Shifting Priorities, Metrics Lead To Relatively Flat FITARA Grades

Kamira/Shutterstock

The latest scorecard showed agencies are making progress in key areas. But new metrics and a few backslides brought most grades back down.

At the top level, agencies’ progress complying with the Federal Information Technology Acquisition Reform Act largely remained flat in the latest scorecard, belying a number of changes since grades were released in December.

Overall, five agencies improved in the eighth scorecard, with four agencies dropping a letter grade and 11 staying the same.
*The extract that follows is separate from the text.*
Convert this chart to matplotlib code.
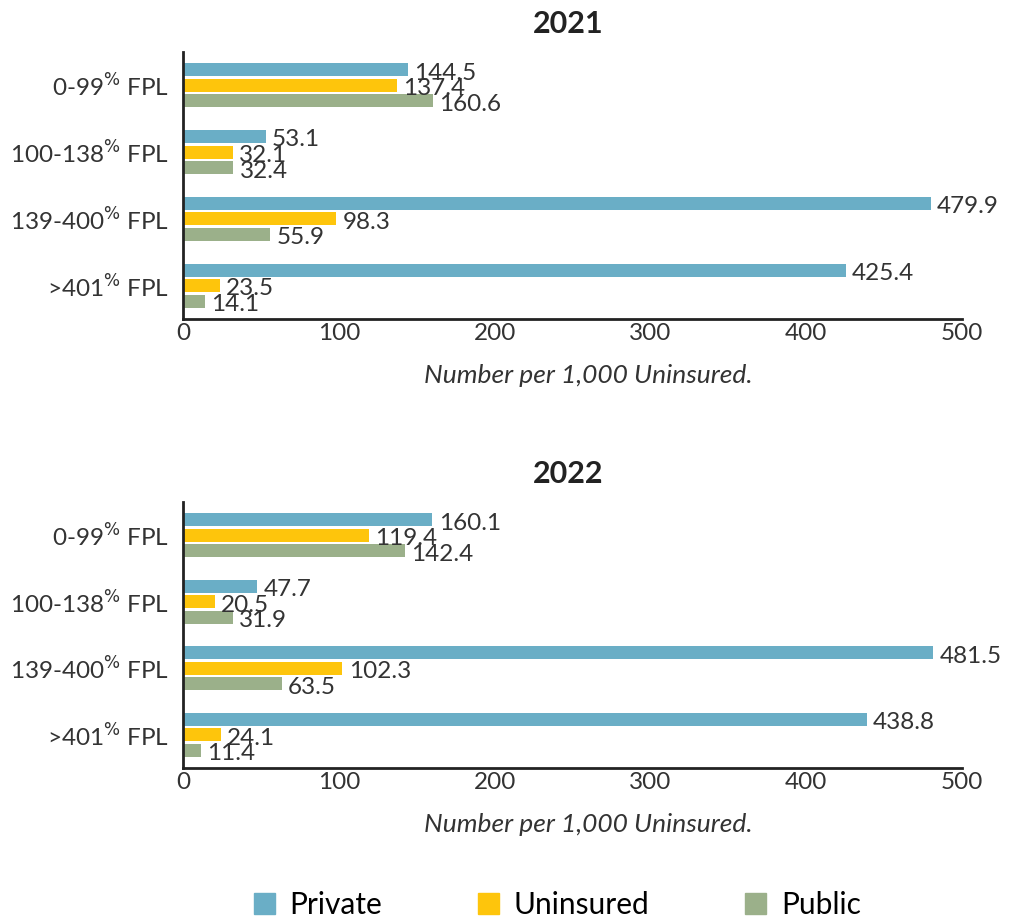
import matplotlib.pyplot as plt
from matplotlib.patches import Patch
import numpy as np

plt.rcParams['font.family'] = ['Lato', 'DejaVu Sans']

# Données
categories = ['0-99$^{\\%}$ FPL', '100-138$^{\\%}$ FPL', '139-400$^{\\%}$ FPL', '>401$^{\\%}$ FPL']
years = ['2021', '2022']
private = {'2021': [144.5, 53.1, 479.9, 425.4], '2022': [160.1, 47.7, 481.5, 438.8]}
uninsured = {'2021': [137.4, 32.1, 98.3, 23.5], '2022': [119.4, 20.5, 102.3, 24.1]}
public = {'2021': [160.6, 32.4, 55.9, 14.1], '2022': [142.4, 31.9, 63.5, 11.4]}

series = [('Private', private, '#6aaec6'),
          ('Uninsured', uninsured, '#fec50c'),
          ('Public', public, '#9bb08a')]

fig = plt.figure(figsize=(10.19, 9.18), dpi=100)
axes = [fig.add_axes([0.1796, 1 - 319 / 918, 0.7645, 267 / 918]),
        fig.add_axes([0.1796, 1 - 768 / 918, 0.7645, 266 / 918])]

y = np.arange(len(categories))
pitch = 0.233
height = 0.195

for ax, year in zip(axes, years):
    for i, (name, data, color) in enumerate(series):
        vals = data[year]
        pos = y + (i - 1) * pitch
        ax.barh(pos, vals, height=height, color=color, label=name)
        for p, v in zip(pos, vals):
            ax.text(v + 4, p + 0.05, f'{v:.1f}', va='center', ha='left',
                    fontsize=17.5, color='#333333')
    ax.set_xlim(0, 500)
    ax.set_ylim(3.5, -0.5)
    ax.set_yticks(y)
    ax.set_yticklabels(categories, fontsize=17.5, color='#333333')
    ax.set_xticks([0, 100, 200, 300, 400, 500])
    ax.tick_params(axis='both', length=0, labelsize=17.5, colors='#333333')
    ax.tick_params(axis='y', pad=10)
    ax.tick_params(axis='x', pad=3)
    for s in ['top', 'right']:
        ax.spines[s].set_visible(False)
    for s in ['left', 'bottom']:
        ax.spines[s].set_linewidth(2)
        ax.spines[s].set_color('#222222')
    ax.set_title(year, fontsize=22, fontweight='bold', color='#222222', pad=14, x=0.494)
    ax.set_xlabel('Number per 1,000 Uninsured.', fontsize=19, style='italic',
                  color='#333333', labelpad=10)
    ax.xaxis.set_label_coords(0.52, -0.17)

handles = [Patch(color=c, label=n) for n, _, c in series]
fig.legend(handles=handles, loc='lower center', bbox_to_anchor=(0.547, -0.03),
           ncol=3, frameon=False, fontsize=21.5, handlelength=0.7, handleheight=0.7,
           columnspacing=3.2, handletextpad=0.5)

fig.savefig('out.png', dpi=100)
Since the first scorecard four years ago, agencies have made the most progress with regard to reporting IT investments to the Office of Management and Budget’s dashboard and engaging in PortfolioStat reviews.

Meanwhile, an update to the way incremental development is categorized and the inclusion of a cybersecurity metric pushed many agencies’ scores back down, according to Carol Harris, director of the IT and cybersecurity team at the Government Accountability Office, which assembles the scorecard on behalf of the House Committee on Oversight and Reform’s subcommittee on Government Operations.

The addition of cybersecurity reporting to the scorecard “had a generally negative effect, as there were 12 agencies with either a D or an F,” Harris told the subcommittee during a hearing Wednesday. “Only one agency, NSF, received an A, and four received a B.”

Similarly, the incremental development metric “now captures projects that are not primarily software development in nature, such as a non-IT acquisition with a tech component,” reflecting an update requested by the Federal CIO Council, she explained.

“As a result, we saw 10 agencies’ grades in this area decrease while three agencies went up.”

With regard to data center consolidation, the committee asked GAO to submit two grades—reflected in the scores of four agencies—to account for changes in OMB’s policy and a shift in focus toward optimizing data centers, rather than closing them.

“If data center grades were included, HUD and EPA’s overall grades would increase and VA and SSA’s grades would decrease.”

Subcommittee Chair Gerry Connolly, D-Va., one of the cosponsors of FITARA, focused in on another metric that was central to the original law: granting agency CIOs more authority by requiring them to report directly to department leadership.

“Who you report to matters a lot,” he said. “If you report to the deputy assistant under-widget manager in the bowels of the basement, everyone can figure that out. … When you report to the boss—and everyone knows you report to the boss—that carries weight. And we want to empower a CIO to have that relationship to carry that kind of weight and to make those kinds of decisions.”

He noted two agencies—the Health and Human Services Department and NASA—actually moved backward on this metric.

Federal CIO Suzette Kent said she shared the committee’s concerns over the backslide. She said her office has been in talks with HHS and NASA—talks that will continue until the situation is resolved—but deferred to the agencies on details.

Harris was able to offer some insight into the issue at HHS, where the acting CIO was also serving as the chief technology officer, a position that reports to the secretary.

“Since he has now vacated that CIO position, because that relationship was not codified in policy, it went away,” she said. “That really drives the important point that this relationship needs to be set in stone and policy so that we can maintain that continuity no matter who is in the office.”

Subcommittee Minority Leader Mark Meadows, R-N.C., said during the hearing that he had a text message conversation with NASA Administrator Jim Bridenstine, who assured the congressman that the reporting structure would be fixed to align with FITARA and administration policy.